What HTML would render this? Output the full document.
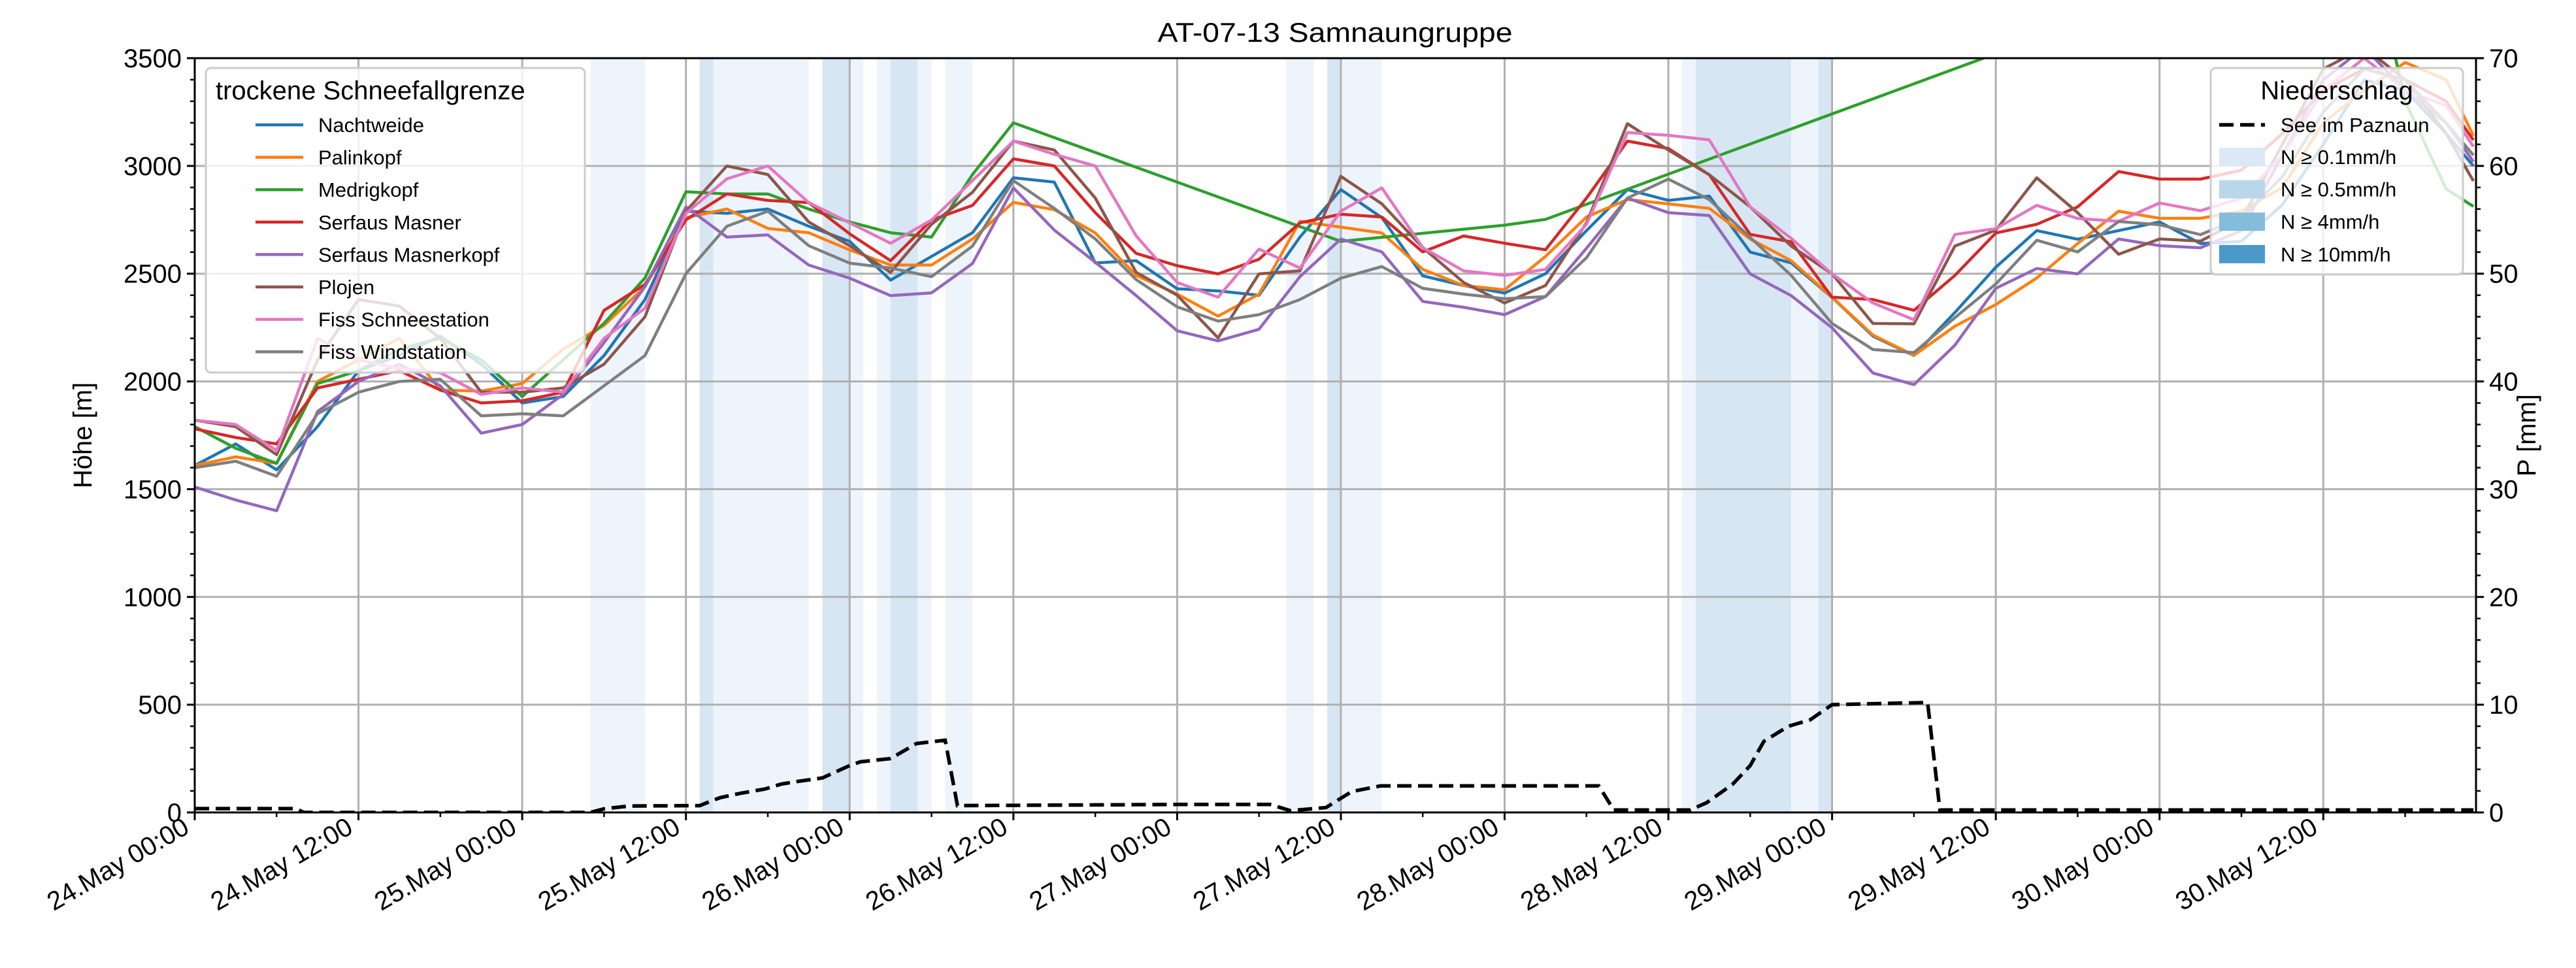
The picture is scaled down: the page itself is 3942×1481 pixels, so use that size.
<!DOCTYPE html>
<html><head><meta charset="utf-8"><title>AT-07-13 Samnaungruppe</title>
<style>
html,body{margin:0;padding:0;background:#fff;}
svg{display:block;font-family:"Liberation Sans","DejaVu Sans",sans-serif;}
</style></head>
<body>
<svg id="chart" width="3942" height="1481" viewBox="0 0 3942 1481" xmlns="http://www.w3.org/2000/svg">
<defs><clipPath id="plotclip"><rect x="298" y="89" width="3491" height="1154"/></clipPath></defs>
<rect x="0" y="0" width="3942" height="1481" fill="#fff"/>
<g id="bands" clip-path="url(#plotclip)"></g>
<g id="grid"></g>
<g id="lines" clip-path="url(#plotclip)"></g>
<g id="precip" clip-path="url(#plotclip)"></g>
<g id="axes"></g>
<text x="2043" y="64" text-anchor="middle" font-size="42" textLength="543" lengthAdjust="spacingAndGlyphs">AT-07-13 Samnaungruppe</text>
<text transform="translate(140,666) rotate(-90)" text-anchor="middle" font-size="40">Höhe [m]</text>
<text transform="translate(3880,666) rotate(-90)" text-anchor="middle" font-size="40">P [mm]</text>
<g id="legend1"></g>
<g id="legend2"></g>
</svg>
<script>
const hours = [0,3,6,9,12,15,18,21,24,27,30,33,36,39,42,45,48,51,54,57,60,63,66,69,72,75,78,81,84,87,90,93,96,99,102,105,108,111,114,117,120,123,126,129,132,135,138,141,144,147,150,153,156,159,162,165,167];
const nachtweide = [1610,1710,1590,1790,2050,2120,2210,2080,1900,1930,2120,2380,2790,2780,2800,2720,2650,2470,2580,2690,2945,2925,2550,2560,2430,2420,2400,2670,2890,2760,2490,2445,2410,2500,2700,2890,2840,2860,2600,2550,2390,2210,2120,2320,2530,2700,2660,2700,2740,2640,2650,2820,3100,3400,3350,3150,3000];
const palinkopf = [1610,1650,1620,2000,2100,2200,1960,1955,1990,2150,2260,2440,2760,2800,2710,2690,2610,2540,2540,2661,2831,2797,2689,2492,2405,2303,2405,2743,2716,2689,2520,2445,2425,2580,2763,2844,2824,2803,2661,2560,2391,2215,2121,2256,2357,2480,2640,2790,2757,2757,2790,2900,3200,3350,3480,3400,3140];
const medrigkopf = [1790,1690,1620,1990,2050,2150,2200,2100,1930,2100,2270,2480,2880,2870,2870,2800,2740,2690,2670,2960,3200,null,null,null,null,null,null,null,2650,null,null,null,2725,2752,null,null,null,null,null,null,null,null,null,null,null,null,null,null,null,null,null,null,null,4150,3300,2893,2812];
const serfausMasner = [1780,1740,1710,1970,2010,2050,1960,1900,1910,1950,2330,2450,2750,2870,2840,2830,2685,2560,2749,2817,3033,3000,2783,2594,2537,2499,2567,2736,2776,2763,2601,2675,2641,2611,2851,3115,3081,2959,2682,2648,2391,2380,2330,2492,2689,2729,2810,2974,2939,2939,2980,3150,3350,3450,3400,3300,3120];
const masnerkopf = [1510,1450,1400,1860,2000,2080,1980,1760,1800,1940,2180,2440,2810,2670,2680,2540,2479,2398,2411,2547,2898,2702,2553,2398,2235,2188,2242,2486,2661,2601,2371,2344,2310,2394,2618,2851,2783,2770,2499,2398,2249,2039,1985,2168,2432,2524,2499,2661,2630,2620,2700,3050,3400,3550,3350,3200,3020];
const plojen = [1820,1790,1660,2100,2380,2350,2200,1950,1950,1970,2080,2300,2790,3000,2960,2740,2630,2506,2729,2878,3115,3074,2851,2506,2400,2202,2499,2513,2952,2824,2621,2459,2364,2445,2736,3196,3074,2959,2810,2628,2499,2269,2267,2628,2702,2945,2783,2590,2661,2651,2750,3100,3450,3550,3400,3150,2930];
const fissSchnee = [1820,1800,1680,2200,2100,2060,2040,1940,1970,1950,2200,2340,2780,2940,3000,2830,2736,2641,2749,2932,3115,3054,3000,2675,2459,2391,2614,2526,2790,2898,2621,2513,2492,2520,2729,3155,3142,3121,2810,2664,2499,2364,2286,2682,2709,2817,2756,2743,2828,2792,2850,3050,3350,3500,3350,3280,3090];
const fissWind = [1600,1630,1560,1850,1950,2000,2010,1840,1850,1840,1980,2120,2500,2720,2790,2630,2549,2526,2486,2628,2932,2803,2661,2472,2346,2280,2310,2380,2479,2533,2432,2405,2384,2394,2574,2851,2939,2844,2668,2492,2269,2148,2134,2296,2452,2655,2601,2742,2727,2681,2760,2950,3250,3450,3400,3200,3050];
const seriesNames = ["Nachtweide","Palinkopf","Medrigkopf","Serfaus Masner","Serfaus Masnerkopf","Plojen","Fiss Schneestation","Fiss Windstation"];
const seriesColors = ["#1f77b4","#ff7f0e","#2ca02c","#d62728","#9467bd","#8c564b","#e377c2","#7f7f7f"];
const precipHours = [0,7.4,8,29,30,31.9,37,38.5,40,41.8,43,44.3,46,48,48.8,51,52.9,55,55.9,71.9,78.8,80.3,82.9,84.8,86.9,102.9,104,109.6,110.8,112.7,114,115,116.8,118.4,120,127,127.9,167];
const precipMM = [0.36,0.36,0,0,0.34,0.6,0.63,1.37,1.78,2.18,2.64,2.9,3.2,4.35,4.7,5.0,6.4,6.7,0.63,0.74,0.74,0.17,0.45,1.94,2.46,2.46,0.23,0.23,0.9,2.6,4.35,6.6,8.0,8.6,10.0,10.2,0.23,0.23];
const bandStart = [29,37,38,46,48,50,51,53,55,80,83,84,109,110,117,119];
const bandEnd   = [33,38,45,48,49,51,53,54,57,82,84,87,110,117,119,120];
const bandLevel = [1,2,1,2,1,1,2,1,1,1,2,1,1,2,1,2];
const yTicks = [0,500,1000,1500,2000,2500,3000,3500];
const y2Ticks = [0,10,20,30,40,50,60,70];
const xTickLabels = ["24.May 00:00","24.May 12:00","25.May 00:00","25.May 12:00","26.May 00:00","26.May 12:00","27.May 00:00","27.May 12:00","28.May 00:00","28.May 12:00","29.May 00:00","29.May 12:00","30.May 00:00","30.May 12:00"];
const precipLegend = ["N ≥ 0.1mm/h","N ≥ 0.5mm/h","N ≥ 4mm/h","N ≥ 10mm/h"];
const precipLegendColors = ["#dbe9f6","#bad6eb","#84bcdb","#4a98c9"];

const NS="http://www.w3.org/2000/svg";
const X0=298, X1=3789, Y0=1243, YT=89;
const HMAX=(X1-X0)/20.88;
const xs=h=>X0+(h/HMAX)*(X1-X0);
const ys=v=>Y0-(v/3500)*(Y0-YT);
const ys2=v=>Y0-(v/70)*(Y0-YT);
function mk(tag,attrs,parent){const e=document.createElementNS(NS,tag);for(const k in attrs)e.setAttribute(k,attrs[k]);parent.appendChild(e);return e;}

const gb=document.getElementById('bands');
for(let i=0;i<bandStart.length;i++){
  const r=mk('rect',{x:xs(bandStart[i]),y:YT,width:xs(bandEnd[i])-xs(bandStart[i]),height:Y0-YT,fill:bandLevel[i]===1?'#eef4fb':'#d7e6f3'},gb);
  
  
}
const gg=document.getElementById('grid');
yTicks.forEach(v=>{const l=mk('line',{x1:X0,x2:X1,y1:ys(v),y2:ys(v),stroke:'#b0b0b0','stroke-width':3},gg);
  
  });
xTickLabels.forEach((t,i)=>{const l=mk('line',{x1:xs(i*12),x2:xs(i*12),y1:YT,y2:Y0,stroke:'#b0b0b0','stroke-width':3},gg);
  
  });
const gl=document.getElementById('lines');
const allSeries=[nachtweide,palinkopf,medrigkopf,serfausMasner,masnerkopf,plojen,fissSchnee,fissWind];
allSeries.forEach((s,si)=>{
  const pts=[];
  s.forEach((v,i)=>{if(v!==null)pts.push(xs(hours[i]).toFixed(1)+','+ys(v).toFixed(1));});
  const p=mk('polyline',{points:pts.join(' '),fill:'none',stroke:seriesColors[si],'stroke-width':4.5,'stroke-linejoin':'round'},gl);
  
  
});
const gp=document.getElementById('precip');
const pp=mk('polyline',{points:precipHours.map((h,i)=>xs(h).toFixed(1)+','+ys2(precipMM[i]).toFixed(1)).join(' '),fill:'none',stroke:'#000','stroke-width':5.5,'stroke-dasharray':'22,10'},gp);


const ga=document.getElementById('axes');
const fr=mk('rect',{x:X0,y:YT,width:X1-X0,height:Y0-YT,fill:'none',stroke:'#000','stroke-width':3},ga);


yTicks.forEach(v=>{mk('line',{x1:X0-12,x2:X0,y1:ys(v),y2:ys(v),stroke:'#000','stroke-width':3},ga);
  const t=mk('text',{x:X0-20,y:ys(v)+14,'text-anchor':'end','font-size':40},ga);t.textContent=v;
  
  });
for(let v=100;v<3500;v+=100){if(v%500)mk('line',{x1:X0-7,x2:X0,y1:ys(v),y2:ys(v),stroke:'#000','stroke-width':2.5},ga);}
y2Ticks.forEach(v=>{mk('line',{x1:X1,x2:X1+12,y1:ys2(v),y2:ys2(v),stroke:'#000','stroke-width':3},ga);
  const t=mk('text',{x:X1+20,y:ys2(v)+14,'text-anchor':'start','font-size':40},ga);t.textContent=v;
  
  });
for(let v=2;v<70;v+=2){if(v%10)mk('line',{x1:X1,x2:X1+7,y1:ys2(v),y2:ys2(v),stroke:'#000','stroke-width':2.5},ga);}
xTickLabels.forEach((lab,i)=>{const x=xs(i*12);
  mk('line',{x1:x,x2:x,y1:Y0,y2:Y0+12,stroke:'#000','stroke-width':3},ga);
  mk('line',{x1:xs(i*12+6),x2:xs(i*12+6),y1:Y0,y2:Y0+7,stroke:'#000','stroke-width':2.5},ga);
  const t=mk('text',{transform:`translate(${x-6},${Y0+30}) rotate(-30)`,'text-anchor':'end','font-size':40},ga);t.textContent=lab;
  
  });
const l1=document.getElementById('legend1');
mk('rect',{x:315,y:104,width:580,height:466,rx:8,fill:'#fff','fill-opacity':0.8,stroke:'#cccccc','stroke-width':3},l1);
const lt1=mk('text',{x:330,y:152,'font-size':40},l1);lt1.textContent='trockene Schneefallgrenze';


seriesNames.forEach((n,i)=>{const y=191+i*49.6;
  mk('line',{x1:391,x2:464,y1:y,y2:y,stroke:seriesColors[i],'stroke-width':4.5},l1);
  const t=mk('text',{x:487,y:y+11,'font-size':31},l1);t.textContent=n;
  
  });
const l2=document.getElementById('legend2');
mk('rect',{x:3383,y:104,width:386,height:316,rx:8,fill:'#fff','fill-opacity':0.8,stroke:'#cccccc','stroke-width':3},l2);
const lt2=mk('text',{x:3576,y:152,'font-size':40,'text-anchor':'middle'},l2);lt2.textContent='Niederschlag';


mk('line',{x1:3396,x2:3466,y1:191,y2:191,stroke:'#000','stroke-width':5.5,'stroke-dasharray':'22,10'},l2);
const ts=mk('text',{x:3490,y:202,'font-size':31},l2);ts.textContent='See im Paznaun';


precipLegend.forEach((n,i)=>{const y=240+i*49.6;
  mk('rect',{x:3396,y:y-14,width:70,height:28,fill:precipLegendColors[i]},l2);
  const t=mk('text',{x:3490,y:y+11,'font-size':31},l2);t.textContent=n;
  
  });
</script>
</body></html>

◇ ◇ ◇ ◇ ◇

**What to work on**
Only the number is wanted: how many lines in the data include the word "document"?

**The reply**
9